Museum pays tribute to Vt.-N.Y. slate workers

The many slate roofs still seen on 19th and early 20th century houses around Rutland and Addison counties in Vermont had their origin in the many slate pits of the historic Slate Valley. A fascinating glimpse inside the multi-ethnic lives of the slate workers of Vermont and New York awaits the weekend explorer at the Slate Valley Museum in Granville, N.Y.

The Slate Valley of southwestern Vermont and eastern New York extends 24 miles along the borders of both states from Granville, N.Y .and Rupert, Vt., north to Fair Haven, Vt. The area is about six miles wide. From still comes high quality slate used in various industrial applications.

In 1839, slate deposits were discovered near Fair Haven, but quarrying was found impractical and uses for slate were limited. By the mid 1840s things began to change, and a strong future for the industry looked promising. The roof of a barn one mile south of Fair Haven was the first to be covered with slate in 1848. It was feared the barn would not withstand the weight of the stone. The barn is still standing today and the same slate roof is intact.

With the industry ready to take off, many workers were recruited.

In 1850, the first Welsh immigrants arrived in Fair Haven, and in 1852 thirty Welsh settlers arrived in Middle Granville. Several slate companies were formed. The biggest problem early on was the transportation of the quarried stone. In order to solve the problem, the Rutland and Washington Railroad, which had started in 1845, extended its lines to Poultney, Vt. and later to Salem, N.Y. and Eagle Bridge, N.Y. This move allowed the industry to continue to grow.

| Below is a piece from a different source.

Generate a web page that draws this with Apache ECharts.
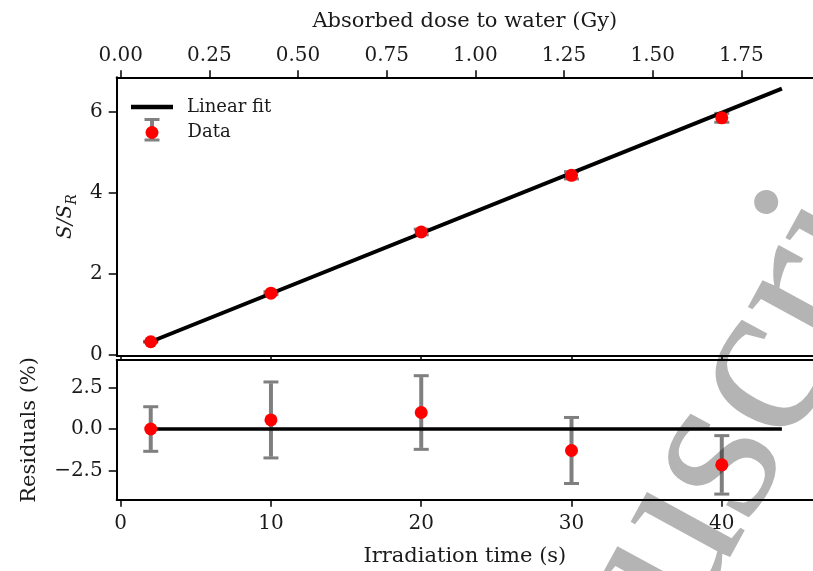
<!DOCTYPE html>
<html>
<head>
<meta charset="utf-8">
<script src="https://cdn.jsdelivr.net/npm/echarts@6/dist/echarts.min.js"></script>
<style>html,body{margin:0;padding:0;background:#fff;}#chart{width:813px;height:571px;}</style>
</head>
<body>
<div id="chart"></div>
<script>
// ---- data ----
const timePoints = [2, 10, 20, 30, 40];                 // irradiation time (s)
const ratioValues = [0.32, 1.52, 3.03, 4.43, 5.85];      // S/S_R
const ratioErrors = [0.01, 0.035, 0.07, 0.09, 0.11];
const residualValues = [0.0, 0.55, 1.0, -1.3, -2.17];   // residuals (%)
const residualErrors = [1.35, 2.3, 2.23, 2.0, 1.77];
const fitTimes = [2, 44];
const fitValues = [0.32, 6.57];
const residualFitValues = [0, 0];
const timeTicks = [0, 10, 20, 30, 40];
const doseTicks = [0, 0.25, 0.5, 0.75, 1.0, 1.25, 1.5, 1.75];
const ratioTicks = [0, 2, 4, 6];
const residualTicks = [-2.5, 0, 2.5];
const doseRate = 0.042369; // Gy per s (top axis mapping)

// ---- layout ----
const FONT = 'DejaVu Serif';
const TXT = '#1a1a1a';
const ERR = 'rgba(0,0,0,0.5)';
const tMin = -0.265, tMax = 46.07;
const axisLine = {show: true, onZero: false, lineStyle: {color: '#000', width: 2}};
const minus = v => String(v).replace('-', '\u2212');

const scatterData = timePoints.map((t, i) => [t, ratioValues[i]]);
const ratioErrData = timePoints.map((t, i) => [t, ratioValues[i], ratioErrors[i]]);
const resData = timePoints.map((t, i) => [t, residualValues[i]]);
const resErrData = timePoints.map((t, i) => [t, residualValues[i], residualErrors[i]]);
const fitData = fitTimes.map((t, i) => [t, fitValues[i]]);
const resFitData = fitTimes.map((t, i) => [t, residualFitValues[i]]);

function errRender(params, api) {
  const x = api.value(0), y = api.value(1), e = api.value(2);
  const top = api.coord([x, y + e]);
  const bot = api.coord([x, y - e]);
  const hw = 7.5;
  return {
    type: 'group',
    children: [
      {type: 'polyline', shape: {points: [[top[0], top[1] + 1.5], [bot[0], bot[1] - 1.5]]}, style: {stroke: ERR, lineWidth: 4, fill: null}},
      {type: 'line', shape: {x1: top[0] - hw, y1: top[1], x2: top[0] + hw, y2: top[1]}, style: {stroke: ERR, lineWidth: 3}},
      {type: 'line', shape: {x1: bot[0] - hw, y1: bot[1], x2: bot[0] + hw, y2: bot[1]}, style: {stroke: ERR, lineWidth: 3}}
    ]
  };
}

const chart = echarts.init(document.getElementById('chart'), null, {renderer: 'canvas'});
const option = {
  animation: false,
  backgroundColor: '#fff',
  textStyle: {fontFamily: FONT, color: TXT},
  grid: [
    {left: 116.7, top: 77.3, width: 700, height: 278.7},
    {left: 116.7, top: 360, width: 700, height: 139.7}
  ],
  legend: [
    {
      data: [{name: 'Linear fit', icon: 'rect'}],
      left: 131, top: 98, padding: 0,
      itemWidth: 42, itemHeight: 4.5,
      textStyle: {fontFamily: FONT, fontSize: 18, color: TXT, padding: [0, 0, 0, 9]}
    },
    {
      data: [{name: 'Data', icon: 'circle'}],
      left: 145.5, top: 123.5, padding: 0,
      itemWidth: 13, itemHeight: 13,
      textStyle: {fontFamily: FONT, fontSize: 18, color: TXT, padding: [0, 0, 0, 24]}
    }
  ],
  xAxis: [
    { // top panel, bottom edge (ticks only)
      type: 'value', gridIndex: 0, position: 'bottom', min: tMin, max: tMax,
      axisLine: axisLine,
      axisTick: {show: true, length: 4, lineStyle: {color: '#000', width: 1.5}, customValues: timeTicks},
      axisLabel: {show: false}, splitLine: {show: false}
    },
    { // top panel, dose axis
      type: 'value', gridIndex: 0, position: 'top',
      min: tMin * doseRate, max: tMax * doseRate,
      name: 'Absorbed dose to water (Gy)', nameLocation: 'middle', nameGap: 45,
      nameTextStyle: {fontFamily: FONT, fontSize: 21, color: TXT},
      axisLine: axisLine,
      axisTick: {show: true, length: 7, lineStyle: {color: '#000', width: 1.5}, customValues: doseTicks},
      axisLabel: {show: true, margin: 12, fontFamily: FONT, fontSize: 20, color: TXT,
        customValues: doseTicks, formatter: v => v.toFixed(2)},
      splitLine: {show: false}
    },
    { // bottom panel time axis
      type: 'value', gridIndex: 1, position: 'bottom', min: tMin, max: tMax,
      name: 'Irradiation time (s)', nameLocation: 'middle', nameGap: 46,
      nameTextStyle: {fontFamily: FONT, fontSize: 21, color: TXT},
      axisLine: axisLine,
      axisTick: {show: true, length: 7, lineStyle: {color: '#000', width: 1.5}, customValues: timeTicks},
      axisLabel: {show: true, margin: 14, fontFamily: FONT, fontSize: 20, color: TXT,
        customValues: timeTicks, formatter: v => String(v)},
      splitLine: {show: false}
    },
    { // bottom panel top border
      type: 'value', gridIndex: 1, position: 'top', min: tMin, max: tMax,
      axisLine: axisLine, axisTick: {show: false}, axisLabel: {show: false}, splitLine: {show: false}
    }
  ],
  yAxis: [
    {
      type: 'value', gridIndex: 0, min: -0.032, max: 6.85,
      name: '{i|S/S}{s|R}', nameLocation: 'middle', nameGap: 23,
      nameTextStyle: {
        color: TXT,
        rich: {
          i: {fontFamily: FONT, fontStyle: 'italic', fontSize: 20, color: TXT, lineHeight: 26},
          s: {fontFamily: FONT, fontStyle: 'italic', fontSize: 14, color: TXT, lineHeight: 26, verticalAlign: 'bottom', padding: [8, 0, 0, 0]}
        }
      },
      axisLine: axisLine,
      axisTick: {show: true, length: 8, lineStyle: {color: '#000', width: 1.5}, customValues: ratioTicks},
      axisLabel: {show: true, margin: 14, fontFamily: FONT, fontSize: 20, color: TXT,
        customValues: ratioTicks, formatter: v => String(v)},
      splitLine: {show: false}
    },
    {
      type: 'value', gridIndex: 1, min: -4.28, max: 4.18,
      name: 'Residuals (%)', nameLocation: 'middle', nameGap: 77,
      nameTextStyle: {fontFamily: FONT, fontSize: 21, color: TXT},
      axisLine: axisLine,
      axisTick: {show: true, length: 8, lineStyle: {color: '#000', width: 1.5}, customValues: residualTicks},
      axisLabel: {show: true, margin: 14, fontFamily: FONT, fontSize: 20, color: TXT,
        customValues: residualTicks, formatter: v => minus(v.toFixed(1))},
      splitLine: {show: false}
    }
  ],
  series: [
    {
      name: 'Data', type: 'custom', xAxisIndex: 0, yAxisIndex: 0, z: 1,
      renderItem: errRender, data: ratioErrData, itemStyle: {color: '#ff0000'}
    },
    {
      name: 'Linear fit', type: 'line', xAxisIndex: 0, yAxisIndex: 0, z: 2,
      data: fitData, symbol: 'none', lineStyle: {color: '#000', width: 4}, itemStyle: {color: '#000'}
    },
    {
      name: 'Data', type: 'scatter', xAxisIndex: 0, yAxisIndex: 0, z: 3,
      data: scatterData, symbolSize: 13, itemStyle: {color: '#ff0000', opacity: 1}
    },
    {
      name: 'ResErr', type: 'custom', xAxisIndex: 2, yAxisIndex: 1, z: 1,
      renderItem: errRender, data: resErrData
    },
    {
      name: 'ResFit', type: 'line', xAxisIndex: 2, yAxisIndex: 1, z: 2,
      data: resFitData, symbol: 'none', lineStyle: {color: '#000', width: 3.5}
    },
    {
      name: 'ResData', type: 'scatter', xAxisIndex: 2, yAxisIndex: 1, z: 3,
      data: resData, symbolSize: 13, itemStyle: {color: '#ff0000', opacity: 1}
    }
  ],
  graphic: [
    {
      type: 'text', silent: true, z: -10, x: 640, y: 598, rotation: 61.4 * Math.PI / 180,
      style: {text: 'uscript', font: '227px "Liberation Serif"', fill: '#b4b4b4', align: 'left', verticalAlign: 'middle'}
    },
    {type: 'line', silent: true, z: 0, shape: {x1: 152, y1: 118.5, x2: 152, y2: 141}, style: {stroke: '#808080', lineWidth: 4}},
    {type: 'line', silent: true, z: 0, shape: {x1: 144.5, y1: 119.5, x2: 159.5, y2: 119.5}, style: {stroke: '#808080', lineWidth: 3}},
    {type: 'line', silent: true, z: 0, shape: {x1: 144.5, y1: 140, x2: 159.5, y2: 140}, style: {stroke: '#808080', lineWidth: 3}}
  ]
};
chart.setOption(option);
</script>
</body>
</html>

Immigration of workers to the Slate Valley increased with three hundred recruited from Wales in 1891 when the industry began to boom. And immigrants continued to come to the area through the 1890s and early 1900s from Poland, Austria, Czechoslovakia, Yugoslavia, Italy, Ireland, Hungary and later Canada. Many were already skilled quarrymen as the Welsh had been when they first arrived in this country. Many were skilled in other types of mining as well.